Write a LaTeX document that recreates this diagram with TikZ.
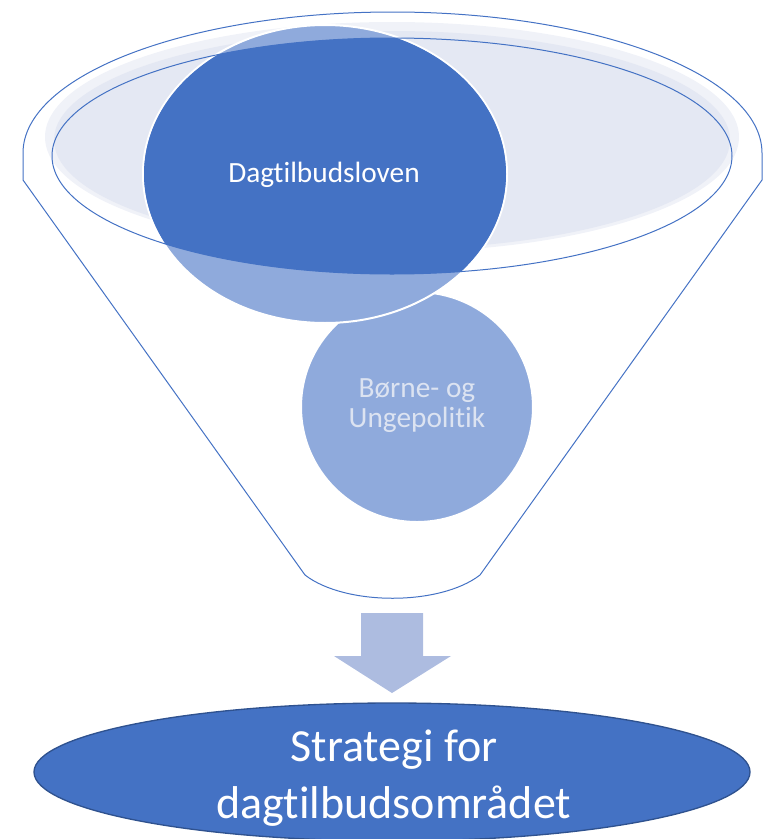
\documentclass[tikz,border=0pt]{standalone}
\usepackage{fontspec}
\setmainfont{Carlito}[Ligatures=NoCommon]
\usetikzlibrary{calc}
\definecolor{darkblue}{HTML}{4472C4}
\definecolor{lightblue}{HTML}{8FAADC}
\definecolor{bowlgray}{HTML}{E4E8F3}
\definecolor{bowlpale}{HTML}{F0F2F8}
\definecolor{arrowblue}{HTML}{ADBCE0}
\definecolor{edgeblue}{HTML}{2F528F}
\definecolor{paletext}{HTML}{DCE3F1}

\begin{document}
\begin{tikzpicture}[x=0.75pt, y=-0.75pt]
\useasboundingbox (0,0) rectangle (765,839);

% funnel
\draw [color=darkblue, line width=0.75pt] (23,153) arc (180:360:369.5 and 141) -- (762,180) -- (480,575)
  .. controls (440,606) and (345,606) .. (305,575) -- (23,180) -- cycle;

% bowl of the funnel
\fill [bowlpale] (392,137) ellipse (347 and 115);
\fill [bowlgray] (392,140) ellipse (338 and 109);

% small circle
\draw [fill=lightblue, draw=white, line width=1.5pt] (417,407) ellipse (116 and 115);
\node [text=paletext, align=center, font=\fontsize{22}{22.5}\selectfont] (policy) at (417,406) {Børne- og\\Ungepolitik};

% big circle
\draw [fill=lightblue, draw=white, line width=1.5pt] (325,174) ellipse (182 and 149);
\begin{scope}
  \clip (392,156) ellipse (340 and 118);
  \fill [darkblue] (325,174) ellipse (181 and 148);
\end{scope}
\draw [color=darkblue, line width=0.75pt] (392,156) ellipse (340 and 118);
\node [text=white, font=\fontsize{22}{26}\selectfont] (law) at (324,175) {Dagtilbudsloven};

% arrow
\fill [arrowblue] (361,613) -- (423,613) -- (423,656) -- (451,656) -- (392,693) -- (334,656) -- (361,656) -- cycle;

% strategy
\draw [fill=darkblue, draw=edgeblue, line width=1pt] (392,772) ellipse (358 and 69);
\node [text=white, align=center, font=\fontsize{34.5}{43}\selectfont] (strategy) at (394,778) {Strategi for\\dagtilbudsområdet};

\end{tikzpicture}
\end{document}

•••••

Without the pictures, repeat the listing above exactly.

:: WORKED ANSWER ::
Write a LaTeX document that recreates this diagram with TikZ.
\documentclass[tikz,border=0pt]{standalone}
\usepackage{fontspec}
\setmainfont{Carlito}[Ligatures=NoCommon]
\usetikzlibrary{calc}
\definecolor{darkblue}{HTML}{4472C4}
\definecolor{lightblue}{HTML}{8FAADC}
\definecolor{bowlgray}{HTML}{E4E8F3}
\definecolor{bowlpale}{HTML}{F0F2F8}
\definecolor{arrowblue}{HTML}{ADBCE0}
\definecolor{edgeblue}{HTML}{2F528F}
\definecolor{paletext}{HTML}{DCE3F1}

\begin{document}
\begin{tikzpicture}[x=0.75pt, y=-0.75pt]
\useasboundingbox (0,0) rectangle (765,839);

% funnel
\draw [color=darkblue, line width=0.75pt] (23,153) arc (180:360:369.5 and 141) -- (762,180) -- (480,575)
  .. controls (440,606) and (345,606) .. (305,575) -- (23,180) -- cycle;

% bowl of the funnel
\fill [bowlpale] (392,137) ellipse (347 and 115);
\fill [bowlgray] (392,140) ellipse (338 and 109);

% small circle
\draw [fill=lightblue, draw=white, line width=1.5pt] (417,407) ellipse (116 and 115);
\node [text=paletext, align=center, font=\fontsize{22}{22.5}\selectfont] (policy) at (417,406) {Børne- og\\Ungepolitik};

% big circle
\draw [fill=lightblue, draw=white, line width=1.5pt] (325,174) ellipse (182 and 149);
\begin{scope}
  \clip (392,156) ellipse (340 and 118);
  \fill [darkblue] (325,174) ellipse (181 and 148);
\end{scope}
\draw [color=darkblue, line width=0.75pt] (392,156) ellipse (340 and 118);
\node [text=white, font=\fontsize{22}{26}\selectfont] (law) at (324,175) {Dagtilbudsloven};

% arrow
\fill [arrowblue] (361,613) -- (423,613) -- (423,656) -- (451,656) -- (392,693) -- (334,656) -- (361,656) -- cycle;

% strategy
\draw [fill=darkblue, draw=edgeblue, line width=1pt] (392,772) ellipse (358 and 69);
\node [text=white, align=center, font=\fontsize{34.5}{43}\selectfont] (strategy) at (394,778) {Strategi for\\dagtilbudsområdet};

\end{tikzpicture}
\end{document}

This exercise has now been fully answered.